Former Atlanta television producer Becky Hoffman never missed the opportunity to follow a dream.
In the late 1970s as she was nearing 40 years old, Hoffman decided she wanted to be a drummer and sought out an Atlanta Symphony Orchestra percussionist to teach her. Within months, she was performing in local night spots as leader of the Becky Peterzell Trio.
“She believed that people should not just dream but seize their ambitions,” said younger brother Roy Hoffman, a writer in Fairhope, Ala.
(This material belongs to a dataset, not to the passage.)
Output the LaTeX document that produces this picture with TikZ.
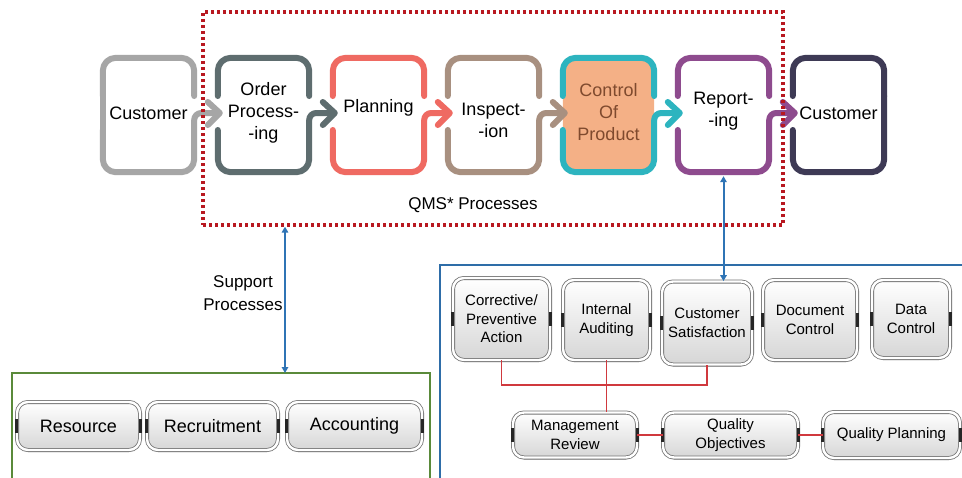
\documentclass[tikz,border=0pt]{standalone}
\usepackage{fontspec}
\setmainfont{Liberation Sans}
\usetikzlibrary{calc,arrows.meta,shadows}

\definecolor{cGray}{HTML}{A6A6A6}
\definecolor{cSlate}{HTML}{5E6D6F}
\definecolor{cCoral}{HTML}{EF6A62}
\definecolor{cTan}{HTML}{A89080}
\definecolor{cTeal}{HTML}{2DB4BF}
\definecolor{cPeach}{HTML}{F4B086}
\definecolor{cPlum}{HTML}{8E4B8E}
\definecolor{cNavy}{HTML}{3E3A55}
\definecolor{cQms}{HTML}{B81820}
\definecolor{cBlueFrame}{HTML}{2E6DA8}
\definecolor{cBlueArrow}{HTML}{2F74B5}
\definecolor{cGreen}{HTML}{5A8A3A}
\definecolor{cLink}{HTML}{D0393E}
\definecolor{cBrown}{HTML}{7F4A2E}

\begin{document}
\begin{tikzpicture}[x=1pt,y=-1pt,
  procbox/.style={rectangle, minimum width=91pt, minimum height=114pt, inner sep=0pt},
  ring/.style={line width=6pt, rounded corners=13pt, line cap=round, line join=round, draw=#1},
  chev/.style={line width=6pt, line cap=round, line join=round, draw=#1},
  proctext/.style={align=center, inner sep=0pt, font=\fontsize{18}{22}\selectfont},
  btn/.style={draw=black!55, line width=0.8pt, double=white, double distance=2.4pt,
    rounded corners=11pt, top color=white, bottom color=black!16,
    drop shadow={shadow xshift=0pt, shadow yshift=-2pt, opacity=.35},
    inner sep=0pt, align=center},
  bigbtn/.style={btn, minimum height=48pt, font=\fontsize{18}{22}\selectfont},
  smallbtn/.style={btn, font=\fontsize{15}{18.5}\selectfont},
  tab/.style={line width=2.4pt, draw=black!85},
  link/.style={draw=cLink, line width=1.3pt},
  barrow/.style={draw=cBlueArrow, line width=2pt, {Triangle[length=6pt,width=6.5pt]}-{Triangle[length=6pt,width=6.5pt]}},
]
\useasboundingbox (0,0) rectangle (962,477);
\fill[white] (0,0) rectangle (962,477);

% ---- process chain --------------------------------------------------
\foreach \i in {0,...,6}
  \node[procbox] (b\i) at (148.5+115*\i, 115) {};

% fill of the highlighted step
\fill[cPeach, rounded corners=13pt] (b4.north west) rectangle (b4.south east);

% upper halves of the frames
\foreach \i/\c in {0/cGray,1/cSlate,2/cCoral,3/cTan,4/cTeal,5/cPlum,6/cNavy}
  \draw[ring=\c] ($(b\i.west)+(0,-19)$) -- (b\i.north west) -- (b\i.north east) -- ($(b\i.east)+(0,-19)$);

% lower halves, each turning into the arrow towards the next step
\foreach \i/\j/\c in {0/1/cGray,1/2/cSlate,2/3/cCoral,3/4/cTan,4/5/cTeal,5/6/cPlum}{
  \draw[ring=\c] ($(b\i.west)+(0,15)$) -- (b\i.south west) -- (b\i.south east)
     [rounded corners=7pt] -- ($(b\i.east)+(0,-2)$) -- ($(b\j.west)+(0,-2)$);
  \draw[chev=\c] ($(b\j.west)+(-10,-13)$) -- ($(b\j.west)+(2,-2)$) -- ($(b\j.west)+(-10,10)$);
}
\draw[ring=cNavy] ($(b6.west)+(0,15)$) -- (b6.south west) -- (b6.south east) -- ($(b6.east)+(0,-19)$);
\draw[ring=cGray, rounded corners=0pt] ($(b0.west)+(0,-20)$) -- ($(b0.west)+(0,16)$);

% step labels
\node[proctext] (t0) at (148.5,113) {Customer};
\node[proctext] (t1) at (263.5,113) {Order\\Process-\\-ing};
\node[proctext] (t2) at (378.5,108) {Planning};
\node[proctext] (t3) at (493.5,120) {Inspect-\\-ion};
\node[proctext, text=cBrown] (t4) at (608.5,112) {Control\\Of\\Product};
\node[proctext] (t5) at (723.5,111.5) {Report-\\-ing};
\node[proctext] (t6) at (838.5,113) {Customer};

% QMS frame
\node[draw=cQms, line width=3.3pt, dash pattern=on 3.1pt off 2.9pt,
      minimum width=580pt, minimum height=213pt, inner sep=0pt] (qms) at (493,118.5) {};
\node[font=\fontsize{17}{20}\selectfont, inner sep=0pt] (qmslbl) at (473,205) {QMS* Processes};

% ---- support processes ------------------------------------------------
\draw[draw=cGreen, line width=2.4pt] (12,480) |- (430,373) -- (430,480);
\coordinate (supTop) at (285,373);
\draw[barrow] (qms.south -| supTop) -- (supTop);
\node[align=center, inner sep=0pt, font=\fontsize{17}{22.5}\selectfont] (suplbl) at (243,293) {Support\\Processes};

\node[bigbtn, minimum width=123pt] (res) at (78.5,426) {Resource};
\node[bigbtn, minimum width=131pt] (rec) at (212.5,426) {Recruitment};
\node[bigbtn, minimum width=135pt] (acc) at (354.5,426) {Accounting};

% ---- QMS support activities -------------------------------------------
\draw[draw=cBlueFrame, line width=2.8pt] (440,480) |- (966,265);

\node[smallbtn, minimum width=97pt, minimum height=82pt] (cpa) at (501.5,319) {Corrective/\\Preventive\\Action};
\node[smallbtn, minimum width=87pt, minimum height=80pt] (ia)  at (606.5,320) {Internal\\Auditing};
\node[smallbtn, minimum width=90pt, minimum height=83pt] (cs)  at (707,323) {Customer\\Satisfaction};
\node[smallbtn, minimum width=94pt, minimum height=80pt] (dc)  at (810,320) {Document\\Control};
\node[smallbtn, minimum width=78pt, minimum height=78pt] (dac) at (911,319) {Data\\Control};

\node[smallbtn, minimum width=124pt, minimum height=45pt] (mr) at (575,435) {Management\\Review};
\node[smallbtn, minimum width=135pt, minimum height=45pt] (qo) at (730.5,435) {Quality\\Objectives};
\node[smallbtn, minimum width=137pt, minimum height=46pt] (qp) at (891.5,435) {Quality Planning};

% side tabs of the buttons
\foreach \n in {res,rec,acc,cpa,ia,cs,dc,dac,mr,qo,qp}{
  \draw[tab] ($(\n.west)+(0,-7)$) -- ($(\n.west)+(0,7)$);
  \draw[tab] ($(\n.east)+(0,-7)$) -- ($(\n.east)+(0,7)$);
}

% links between activities
\draw[link] (cpa.south) |- ($(cs.south)+(0,20)$) -- (cs.south);
\draw[link] (ia.south) -- (ia.south |- mr.north);
\draw[link] (mr.east) -- (qo.west);
\draw[link] (qo.east) -- (qp.west);

% reporting feeds the activities
\draw[barrow, shorten <=4pt] (b5.south) -- (b5.south |- cs.north);
\end{tikzpicture}
\end{document}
Becky Peterzell Hoffman, an award-winning Atlanta television producer, licensed New York City tour guide, drummer, world traveler and devoted mother and grandmother died of cancer last Saturday, her 78th birthday.
Her funeral service was Thursday in, Mobile, Ala.
Hoffman worked in television in Atlanta in the 1980s, winning several awards as a producer of in-depth health news coverage on WXIA-TV.
“You saw a pretty face on the air, but Becky was behind the scenes and the backbone of the story,” said Martha Lawrence, the station’s archivist for nearly 30 years. “She spent hours and hours on these stories, and she got results. She was phenomenal.”
Her interviewing skills spilled over into all parts of her life, serving her well in a variety of jobs and helping her develop a wide circle of friends, her family said.
Hoffman’s diverse career included stints teaching at Georgia State University, running tours of the Western national parks and being a licensed tour guide in New York City.
A drum set and African djembe in her home were a testament to her love of music.
“She had the happy gene,” said daughter Lezlee Peterzell-Bellanich, who is a singer-songwriter and co-owner of a charter boat company in Nyack, N.Y. “She soaked up every day of life.”
Born Rebecca Annette Hoffman on May 4, 1941, she grew up in Mobile in a tight-knit family.
She was a cheerleader at Murphy High School and Tulane University, enjoyed playing ball with neighbors, dancing the jitterbug in the living room, water skiing in Mobile Bay and attending Sabbath services at Springhill Avenue Temple.
“She had a zest for life,” brother Roy said.
Hoffman graduated in 1963 from Sophie Newcomb, the women’s college at Tulane, and married Tulane law student Marc Peterzell. They lived briefly in Manhattan before settling in Atlanta, where she obtained a Master’s in Education from Georgia State University. She became an instructor at GSU in the 1970s and traveled the state in the Georgia Art bus, instilling a passion for the arts in students.
Her work at WXIA began in 1983 and lasted into the early 1990s.
Linda Bouwman, a photographer at the station, worked with her and remained her friend for 40 years.
“She had a bubbly personality, and anywhere she went made people happy and comfortable in doing stories,” Bouwman said.
Hoffman helped many while there, including assisting a homeless Vietnam veteran and world-class drummer who needed disability benefits, Lawrence said.
Son Scott Peterzell, an Atlanta financial planner, described Hoffman as “an amazing energy force” who was always the first person out of bed in their house in the mornings.
“She was a feminist before it was cool, hanging condoms on the refrigerator for my friends,” he said.
Daughter Lezlee said: “She was the most joyful person I’ve ever known. She knew the difference between problems and inconveniences.”
After a divorce, Hoffman traveled extensively in Southeast Asia, the Middle East and the Mediterranean, first solo and then with companions.
She maintained a condo in the Atlanta area and an apartment in New York,
Longtime friend and Atlanta realtor Jackie Goodman said visitors to the condo were expected to remove their shoes and cover their feet with booties from a basket by the door to protect the white carpet where she practiced yoga.
Strangers who came into Hoffman’s life weren’t strangers for long. She wouldn’t wait for an introduction. She’d say: “Hi. I’m Becky,” and then start asking the person “a million questions, almost as if she was interviewing them,” Goodman said.
In New York, she became a licensed tour guide, a feat she said was more difficult than earning her master’s, and would invite her four grandchildren to spend summers there with her, one at a time.
In Hoffman’s final days, people were still calling, asking if she could take them on a New York tour. Lying in a hospital bed but in the perkiest voice, she’d say: “I’m so sorry. I’m already booked that day,” Goodman recalled.
On the last day of her 77th year, Hoffman told family she’d had a “wonderful life.”
“I just want more of it,” she said, giving her loved ones a last request: “When I’m not here, you go – you do it for me.”
The family requests that in lieu of flowers, contributions be made to the Winship Cancer Institute at Atlanta’s Emory University.
Survivors include daughter Lezlee Peterzell-Bellanich, son Scott Peterzell, sister Robbie Hoffman, brother Roy Hoffman, and grandchildren River, Skye, Zoe and Griffin.